What is needed — Your task is to transcribe the data in full.

Dataset section —

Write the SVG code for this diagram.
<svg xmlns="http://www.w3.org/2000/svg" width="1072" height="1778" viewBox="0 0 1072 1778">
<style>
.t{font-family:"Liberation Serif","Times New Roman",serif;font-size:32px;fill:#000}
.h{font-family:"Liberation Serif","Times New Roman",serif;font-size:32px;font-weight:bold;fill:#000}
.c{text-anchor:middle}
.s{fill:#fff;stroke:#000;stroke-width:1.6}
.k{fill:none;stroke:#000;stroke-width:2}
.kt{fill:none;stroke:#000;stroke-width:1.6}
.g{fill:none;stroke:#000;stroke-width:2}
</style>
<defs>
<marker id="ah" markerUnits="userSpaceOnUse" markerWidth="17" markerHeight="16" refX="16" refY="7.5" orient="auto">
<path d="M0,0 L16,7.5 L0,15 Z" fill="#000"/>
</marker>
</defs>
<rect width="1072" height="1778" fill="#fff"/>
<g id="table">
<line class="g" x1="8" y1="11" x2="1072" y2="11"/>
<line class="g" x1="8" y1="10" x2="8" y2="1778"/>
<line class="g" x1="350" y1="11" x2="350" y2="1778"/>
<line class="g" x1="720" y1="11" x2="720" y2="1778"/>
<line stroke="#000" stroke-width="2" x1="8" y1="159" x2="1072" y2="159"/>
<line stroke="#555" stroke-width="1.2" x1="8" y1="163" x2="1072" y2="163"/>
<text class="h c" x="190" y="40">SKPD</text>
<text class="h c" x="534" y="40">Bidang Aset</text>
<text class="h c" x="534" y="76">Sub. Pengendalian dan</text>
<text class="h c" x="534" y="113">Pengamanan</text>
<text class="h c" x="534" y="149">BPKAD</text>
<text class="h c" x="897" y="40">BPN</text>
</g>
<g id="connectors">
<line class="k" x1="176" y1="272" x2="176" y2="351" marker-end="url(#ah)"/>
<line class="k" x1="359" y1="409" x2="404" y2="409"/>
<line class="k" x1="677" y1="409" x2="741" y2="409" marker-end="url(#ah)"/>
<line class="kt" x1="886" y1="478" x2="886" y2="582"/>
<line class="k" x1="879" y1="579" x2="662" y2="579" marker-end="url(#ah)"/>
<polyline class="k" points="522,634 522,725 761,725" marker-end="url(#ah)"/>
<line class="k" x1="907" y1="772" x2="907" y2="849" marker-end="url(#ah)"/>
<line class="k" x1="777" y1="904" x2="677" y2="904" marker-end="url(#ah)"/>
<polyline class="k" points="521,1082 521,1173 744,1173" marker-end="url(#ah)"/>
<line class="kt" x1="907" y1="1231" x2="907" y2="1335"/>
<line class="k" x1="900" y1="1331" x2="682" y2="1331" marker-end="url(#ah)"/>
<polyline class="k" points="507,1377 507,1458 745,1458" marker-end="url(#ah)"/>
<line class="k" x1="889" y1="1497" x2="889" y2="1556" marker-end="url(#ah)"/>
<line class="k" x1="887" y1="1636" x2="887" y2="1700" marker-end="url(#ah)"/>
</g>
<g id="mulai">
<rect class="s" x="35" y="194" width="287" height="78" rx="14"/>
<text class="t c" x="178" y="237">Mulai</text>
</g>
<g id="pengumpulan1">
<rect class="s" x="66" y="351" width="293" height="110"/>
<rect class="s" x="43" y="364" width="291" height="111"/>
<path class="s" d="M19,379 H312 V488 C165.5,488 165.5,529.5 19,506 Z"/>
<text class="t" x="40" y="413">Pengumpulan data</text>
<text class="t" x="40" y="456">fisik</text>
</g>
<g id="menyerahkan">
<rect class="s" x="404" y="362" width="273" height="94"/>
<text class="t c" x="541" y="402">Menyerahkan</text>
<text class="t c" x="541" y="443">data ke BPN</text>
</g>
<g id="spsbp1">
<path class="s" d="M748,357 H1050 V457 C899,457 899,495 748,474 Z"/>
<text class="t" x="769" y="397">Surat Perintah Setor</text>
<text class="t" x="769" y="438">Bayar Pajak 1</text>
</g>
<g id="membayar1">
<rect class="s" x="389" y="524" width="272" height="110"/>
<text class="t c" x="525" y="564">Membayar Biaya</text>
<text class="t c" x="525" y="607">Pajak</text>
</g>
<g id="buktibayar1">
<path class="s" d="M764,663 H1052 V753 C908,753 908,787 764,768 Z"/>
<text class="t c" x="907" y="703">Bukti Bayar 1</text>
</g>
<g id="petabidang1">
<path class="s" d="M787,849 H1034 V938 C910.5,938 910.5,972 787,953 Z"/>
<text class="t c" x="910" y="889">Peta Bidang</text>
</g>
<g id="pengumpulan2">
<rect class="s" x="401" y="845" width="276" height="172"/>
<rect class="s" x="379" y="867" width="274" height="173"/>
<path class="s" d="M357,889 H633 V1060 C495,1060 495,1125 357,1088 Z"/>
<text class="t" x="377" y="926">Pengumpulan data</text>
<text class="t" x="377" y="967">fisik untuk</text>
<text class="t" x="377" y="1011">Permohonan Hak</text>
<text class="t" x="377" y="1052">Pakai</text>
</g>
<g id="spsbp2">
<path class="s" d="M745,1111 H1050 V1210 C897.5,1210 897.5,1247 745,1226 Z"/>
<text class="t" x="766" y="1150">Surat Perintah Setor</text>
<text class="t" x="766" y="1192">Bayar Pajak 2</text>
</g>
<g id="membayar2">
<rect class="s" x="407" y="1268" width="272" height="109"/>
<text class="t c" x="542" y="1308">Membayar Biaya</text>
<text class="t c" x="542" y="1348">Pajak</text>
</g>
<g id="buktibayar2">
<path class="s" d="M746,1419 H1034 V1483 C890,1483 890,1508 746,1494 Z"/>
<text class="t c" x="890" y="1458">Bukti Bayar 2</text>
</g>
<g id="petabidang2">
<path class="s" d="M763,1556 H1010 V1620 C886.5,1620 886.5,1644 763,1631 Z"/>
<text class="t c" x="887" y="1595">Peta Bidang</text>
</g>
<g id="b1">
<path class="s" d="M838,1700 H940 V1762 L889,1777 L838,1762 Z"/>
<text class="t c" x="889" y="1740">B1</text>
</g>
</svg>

Answer to this task —
Write the SVG code for this diagram.
<svg xmlns="http://www.w3.org/2000/svg" width="1072" height="1778" viewBox="0 0 1072 1778">
<style>
.t{font-family:"Liberation Serif","Times New Roman",serif;font-size:32px;fill:#000}
.h{font-family:"Liberation Serif","Times New Roman",serif;font-size:32px;font-weight:bold;fill:#000}
.c{text-anchor:middle}
.s{fill:#fff;stroke:#000;stroke-width:1.6}
.k{fill:none;stroke:#000;stroke-width:2}
.kt{fill:none;stroke:#000;stroke-width:1.6}
.g{fill:none;stroke:#000;stroke-width:2}
</style>
<defs>
<marker id="ah" markerUnits="userSpaceOnUse" markerWidth="17" markerHeight="16" refX="16" refY="7.5" orient="auto">
<path d="M0,0 L16,7.5 L0,15 Z" fill="#000"/>
</marker>
</defs>
<rect width="1072" height="1778" fill="#fff"/>
<g id="table">
<line class="g" x1="8" y1="11" x2="1072" y2="11"/>
<line class="g" x1="8" y1="10" x2="8" y2="1778"/>
<line class="g" x1="350" y1="11" x2="350" y2="1778"/>
<line class="g" x1="720" y1="11" x2="720" y2="1778"/>
<line stroke="#000" stroke-width="2" x1="8" y1="159" x2="1072" y2="159"/>
<line stroke="#555" stroke-width="1.2" x1="8" y1="163" x2="1072" y2="163"/>
<text class="h c" x="190" y="40">SKPD</text>
<text class="h c" x="534" y="40">Bidang Aset</text>
<text class="h c" x="534" y="76">Sub. Pengendalian dan</text>
<text class="h c" x="534" y="113">Pengamanan</text>
<text class="h c" x="534" y="149">BPKAD</text>
<text class="h c" x="897" y="40">BPN</text>
</g>
<g id="connectors">
<line class="k" x1="176" y1="272" x2="176" y2="351" marker-end="url(#ah)"/>
<line class="k" x1="359" y1="409" x2="404" y2="409"/>
<line class="k" x1="677" y1="409" x2="741" y2="409" marker-end="url(#ah)"/>
<line class="kt" x1="886" y1="478" x2="886" y2="582"/>
<line class="k" x1="879" y1="579" x2="662" y2="579" marker-end="url(#ah)"/>
<polyline class="k" points="522,634 522,725 761,725" marker-end="url(#ah)"/>
<line class="k" x1="907" y1="772" x2="907" y2="849" marker-end="url(#ah)"/>
<line class="k" x1="777" y1="904" x2="677" y2="904" marker-end="url(#ah)"/>
<polyline class="k" points="521,1082 521,1173 744,1173" marker-end="url(#ah)"/>
<line class="kt" x1="907" y1="1231" x2="907" y2="1335"/>
<line class="k" x1="900" y1="1331" x2="682" y2="1331" marker-end="url(#ah)"/>
<polyline class="k" points="507,1377 507,1458 745,1458" marker-end="url(#ah)"/>
<line class="k" x1="889" y1="1497" x2="889" y2="1556" marker-end="url(#ah)"/>
<line class="k" x1="887" y1="1636" x2="887" y2="1700" marker-end="url(#ah)"/>
</g>
<g id="mulai">
<rect class="s" x="35" y="194" width="287" height="78" rx="14"/>
<text class="t c" x="178" y="237">Mulai</text>
</g>
<g id="pengumpulan1">
<rect class="s" x="66" y="351" width="293" height="110"/>
<rect class="s" x="43" y="364" width="291" height="111"/>
<path class="s" d="M19,379 H312 V488 C165.5,488 165.5,529.5 19,506 Z"/>
<text class="t" x="40" y="413">Pengumpulan data</text>
<text class="t" x="40" y="456">fisik</text>
</g>
<g id="menyerahkan">
<rect class="s" x="404" y="362" width="273" height="94"/>
<text class="t c" x="541" y="402">Menyerahkan</text>
<text class="t c" x="541" y="443">data ke BPN</text>
</g>
<g id="spsbp1">
<path class="s" d="M748,357 H1050 V457 C899,457 899,495 748,474 Z"/>
<text class="t" x="769" y="397">Surat Perintah Setor</text>
<text class="t" x="769" y="438">Bayar Pajak 1</text>
</g>
<g id="membayar1">
<rect class="s" x="389" y="524" width="272" height="110"/>
<text class="t c" x="525" y="564">Membayar Biaya</text>
<text class="t c" x="525" y="607">Pajak</text>
</g>
<g id="buktibayar1">
<path class="s" d="M764,663 H1052 V753 C908,753 908,787 764,768 Z"/>
<text class="t c" x="907" y="703">Bukti Bayar 1</text>
</g>
<g id="petabidang1">
<path class="s" d="M787,849 H1034 V938 C910.5,938 910.5,972 787,953 Z"/>
<text class="t c" x="910" y="889">Peta Bidang</text>
</g>
<g id="pengumpulan2">
<rect class="s" x="401" y="845" width="276" height="172"/>
<rect class="s" x="379" y="867" width="274" height="173"/>
<path class="s" d="M357,889 H633 V1060 C495,1060 495,1125 357,1088 Z"/>
<text class="t" x="377" y="926">Pengumpulan data</text>
<text class="t" x="377" y="967">fisik untuk</text>
<text class="t" x="377" y="1011">Permohonan Hak</text>
<text class="t" x="377" y="1052">Pakai</text>
</g>
<g id="spsbp2">
<path class="s" d="M745,1111 H1050 V1210 C897.5,1210 897.5,1247 745,1226 Z"/>
<text class="t" x="766" y="1150">Surat Perintah Setor</text>
<text class="t" x="766" y="1192">Bayar Pajak 2</text>
</g>
<g id="membayar2">
<rect class="s" x="407" y="1268" width="272" height="109"/>
<text class="t c" x="542" y="1308">Membayar Biaya</text>
<text class="t c" x="542" y="1348">Pajak</text>
</g>
<g id="buktibayar2">
<path class="s" d="M746,1419 H1034 V1483 C890,1483 890,1508 746,1494 Z"/>
<text class="t c" x="890" y="1458">Bukti Bayar 2</text>
</g>
<g id="petabidang2">
<path class="s" d="M763,1556 H1010 V1620 C886.5,1620 886.5,1644 763,1631 Z"/>
<text class="t c" x="887" y="1595">Peta Bidang</text>
</g>
<g id="b1">
<path class="s" d="M838,1700 H940 V1762 L889,1777 L838,1762 Z"/>
<text class="t c" x="889" y="1740">B1</text>
</g>
</svg>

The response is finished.